Decision making and regulatory processes
Being a highly regulated industry, the regulatory process involved in Lynas beginning its operations at the start of the decade could have been convoluted. Despite strong opposition, Lynas was granted all necessary approvals to begin operations. There were many agencies involved in granting approvals, all under the previous administration. 
Are we certain that these processes were transparent? Were the right questions being asked by the Regulators? Were there elements of corruption in the process? Were there vested interests or favours owed?

When I asked the employees if they had a union (which is their right as workers), I was told no.

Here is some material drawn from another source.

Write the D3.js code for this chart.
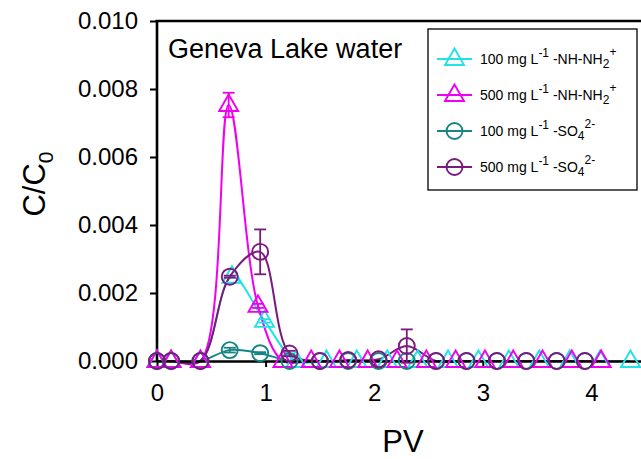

My priority as the member of Parliament for Indera Mahkota and a member of the Cabinet, is the welfare and the interests of the employees, whom most are native Indera Mahkota residents.

The current administration has come up with its latest findings on Lynas that were made public quite recently by the Minister of MESTECC. In my capacity as a member of Cabinet, I can say that I have and will continue to raise these three (3) issues mentioned above and all other relevant factors with my colleagues, and that I have been personally informed by the Minister of MESTECC herself that she will be visiting Lynas soon.